Teenage Mutant Ninja Turtles Is Already Rebooting
Paramount wants the Teenage Mutant Ninja Turtles to be Sonic now.
One would think that the Teenage Mutant Ninja Turtles are a pretty straightforward concept. You’ve got four brothers with distinct personalities, they’re ninjas and turtles. They like to party and they fight the Shredder. Rinse, repeat, cowabunga.
But for whatever reason, current rights holders Paramount, just like New Line Cinema and others before them, feel the need to keep reinventing the wheel when it comes to the heroes in a half-shell. So we really shouldn’t be surprise to hear that a new live-action Turtles movie is in the works, just two years after the animated hit Teenage Mutant Ninja Turtles: Mutant Mayhem. And it’s all Sonic the Hedgehog‘s fault.
According to The Hollywood Reporter, “multiple sources say Paramount wants to “Sonic-fy” the TMNT franchise,” which is why the studio has hired Sonic the Hedgehog producer Neal H. Moritz to produce the Turtles movie. “If you want Sonic, you go to the guy who did Sonic,” said an unnamed source.
On one hand, it’s easy to see why Paramount would make this move. The Sonic the Hedgehog franchise, which currently consists of three films with a fourth on the way, has been incredibly succesful for the studio. And that’s with an IP that has had no movie presence before 2020.

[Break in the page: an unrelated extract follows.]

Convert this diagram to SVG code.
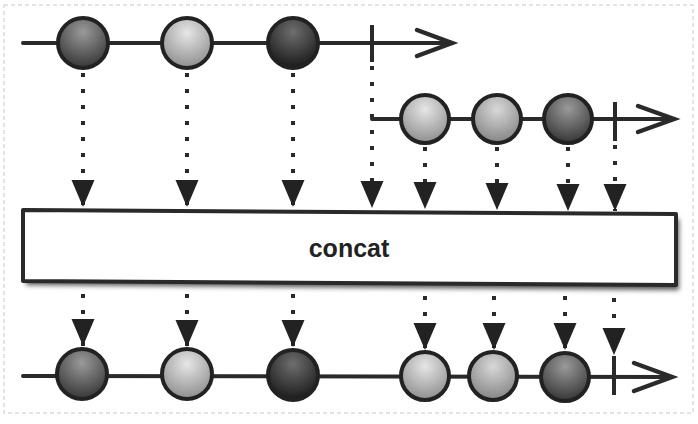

Teenage Mutant Ninja Turtles have been a much more constant presence on the big screen. Their 1990 film was an indie hit and has only become more beloved over the decades, even if the two follow-ups failed to carry the same momentum. A 2007 animated film failed to revive the movie franchise, even if television series and video games kept the turtles alive in some form. The 2012 Michael Bay produced live-action movie made good money at the box office, but was reviled by fans and critics alike, so much so that the much better follow-up Out of the Shadows (2016) flopped.
All of which brings us to 2023’s Mutant Mayhem. Directed by Jeff Rowe, from a story that Seth Rogen and Evan Goldberg wrote with Rowe and Brendan O’Brien, Mutant Mayhem gave us actual teenage turtles. Voiced by a cast of young adolescents, who recorded their lines together to give the movie an improvised and chaotic feel, Mutant Mayhem captured the teen energy that the franchise has always promised.
Mutant Mayhem received strong reviews from critics and earned $180.5 million on a budget of $70 million, spawning both a television spinoff Tales of the Teenage Mutant Ninja Turtles and a sequel. But the new live-action movie announcement comes just after the cancelation of the series after its second season, which will debut on December 12, 2025. The sequel film is currently still in development, but one cannot help but wonder if the live-action movie will push it out of production.
All of which raises a question: what, exactly, does Paramount want from the Ninja Turtles? One gets the sense that not even they know. And as long as the Turtles themselves get to keep partying and eating pizza, they’re probably not too worried about it.